Se encontraron en Venecia, como habían convenido. Pero en 1535 nuevos problemas de salud obligaron a Ignacio a volver a España. El sueño de todos seguía siendo establecerse en Palestina, pero la guerra contra los turcos lo hizo inviable. De modo que, hallándose en Venecia en 1537, ya con Ignacio al frente, el grupo, que se había incrementando en número, se trasladó a Roma y se puso bajo el amparo de Paulo III. Éste los acogió, ordenando sacerdotes ese año a los que aún no había recibido este sacramento.

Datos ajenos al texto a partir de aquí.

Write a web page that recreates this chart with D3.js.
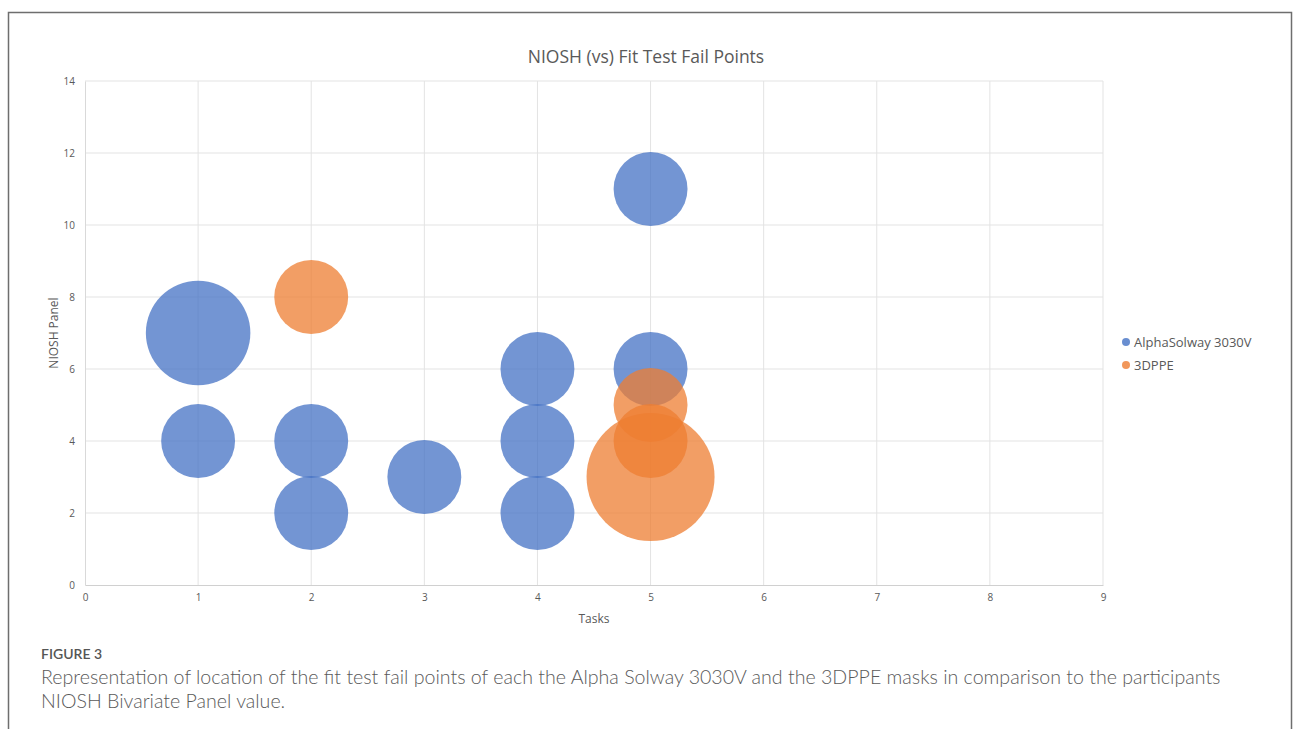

En la capilla de la Storta, a unos kilómetros de Roma, en una visión trinitaria Cristo le había dicho a Ignacio: «Yo quiero que tú nos sirvas». Con la aprobación del papa en 1540, la Compañía de Jesús fue una realidad eclesial y canónica, aunque la redacción de las constituciones que el santo emprendió se prolongó hasta 1551. A los votos de castidad y pobreza añadieron el de obediencia al máximo superior, que estaría a su vez sometido al pontífice. Era uno de los signos del espíritu militar que formó parte de la educación y vida de su fundador, y que quiso transmitir a la Compañía con nuevo sesgo espiritual.

Con esta fundación se dispusieron a luchar para contrarrestar el protestantismo y otras deficiencias sociales, propagando la fe católica. Pronto se constató la formidable labor de estos religiosos para atajar los nefastos efectos de la Reforma impulsada por Lutero. Las vías de apostolado fundamentalmente eran el cuidado de los enfermos y la enseñanza, que los primeros integrantes realizaban estimulados por la fortaleza y entusiasmo de Ignacio. Unánimemente le eligieron como general de la Compañía en 1541. La atracción entre los jóvenes por el carisma se incrementaba; fueron llegando algunos de talla excepcional.

Limitado por graves problemas de salud, permaneció en Roma dedicado al retiro y a la oración. Había encarnado su propósito: «En todo amar y servir». Se mantuvo al frente de la Compañía, que se extendió por Europa, América y Asia. Mientras, redactaba obras formativas y creaba prestigiosos centros académicos, todo para la mayor gloria de Cristo y de su Iglesia. En 1551 quiso dimitir como general, pero no lo permitieron. Al inicio de julio de 1556 sufrió un ataque de fiebre; su ánimo apostólico seguía invicto. Y el 31 de ese mes murió serena e inesperadamente. Paulo V lo beatificó el 3 de diciembre de 1609. Gregorio XV lo canonizó el 12 de marzo de 1622.